Price Realized 35,000 ($58,135)

Estimate 10,000 - 15,000 ($16,560 - $24,840)

Sale Information
Christies SALE 1519
ORIENTAL RUGS & CARPETS
8 April 2014
London, King Street

 

Lot 49
A 'TRANSYLVANIAN' DOUBLE NICHE RUG
PROBABLY USHAK, WEST ANATOLIA, SECOND HALF 17TH CENTURY
Good pile, a few small repairs, selvages replaced, missing outer stripe at each end
4ft.9in. x 3ft.10in. (145cm. x 117cm.)

Lot Notes
The Evangelical churches, parish storerooms and museums of Transylvania, a region in the centre of Romania, contain nearly 400 Turkish rugs and fragments dating from the 15th to the 18th century. This surprising and extraordinary group form the most important collection of Ottoman Turkish rugs outside the Islamic world and constitutes a fascinating cross-section of Anatolian weaving production. Of this group about 200 of these are the famous 'Transylvanian' group, the largest collection of these weavings to have survived anywhere in the world. The term 'Transylvanian' has been in use since the beginning of the 20th century to describe the coherent and striking group of rugs with a relatively narrow range of motifs and colours and double or single niche designs with cartouche borders, such as the present rug and lot 52. Over the years the term has been expanded to include column rugs and plain field prayer rugs, such as lot 13 and 51 in the present sale.

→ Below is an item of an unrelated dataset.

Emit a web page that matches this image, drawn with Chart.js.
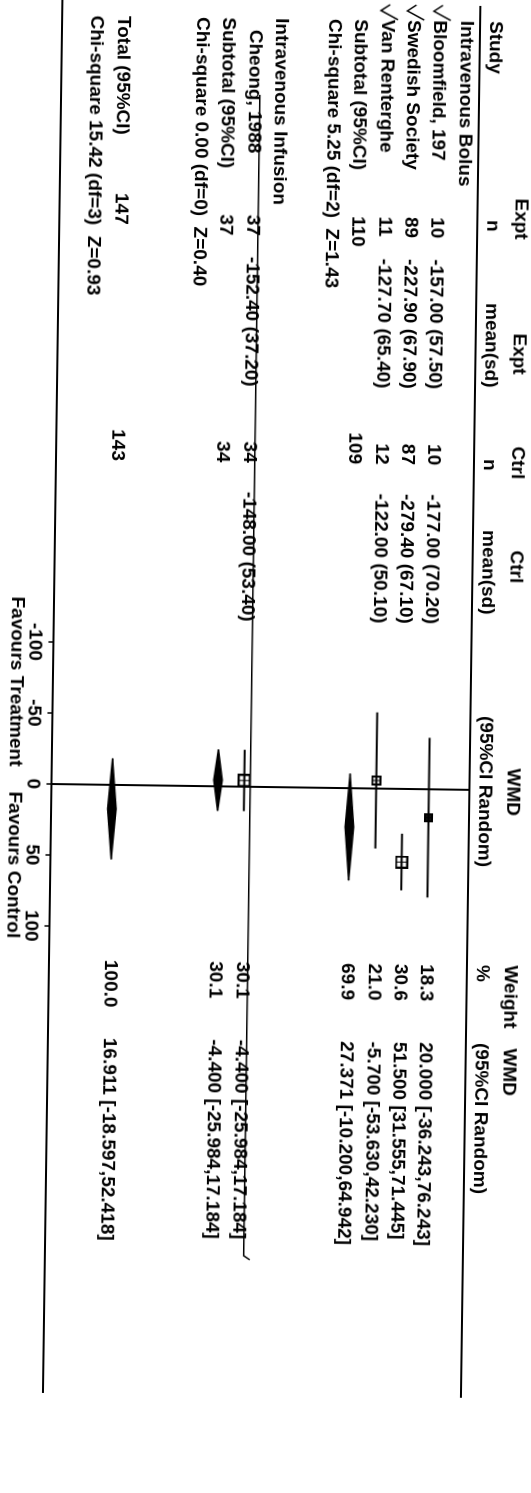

Turkish rugs in this region were not only a symbol of wealth and luxury but they also played an important role in social ritual. For example, a marital engagement would take place by standing on a rug which then was expected to be donated to the respective church (Marino and Clara Dall'Oglio, 'Transylvanian Rugs - Some Considerations and Opinions', Hali, vol.1, no.3, Autumn 1978, pp.276-277). A tradition that helps to explain the large number of rugs found in Transylvanian churches. For example, in the Black Church in Brasov alone there are 151 Ottoman rugs dating to the 18th century and earlier.

The present rug has particularly good colouring and is closely related to a number of double niche rugs in the Black Church at Brasov illustrated in Stefano Ionescu, Antique Ottoman Rugs in Transylvania, Rome, 2005, pp.120-127. For a related double niche rug with additional vase motifs please see lot 52 in the present sale.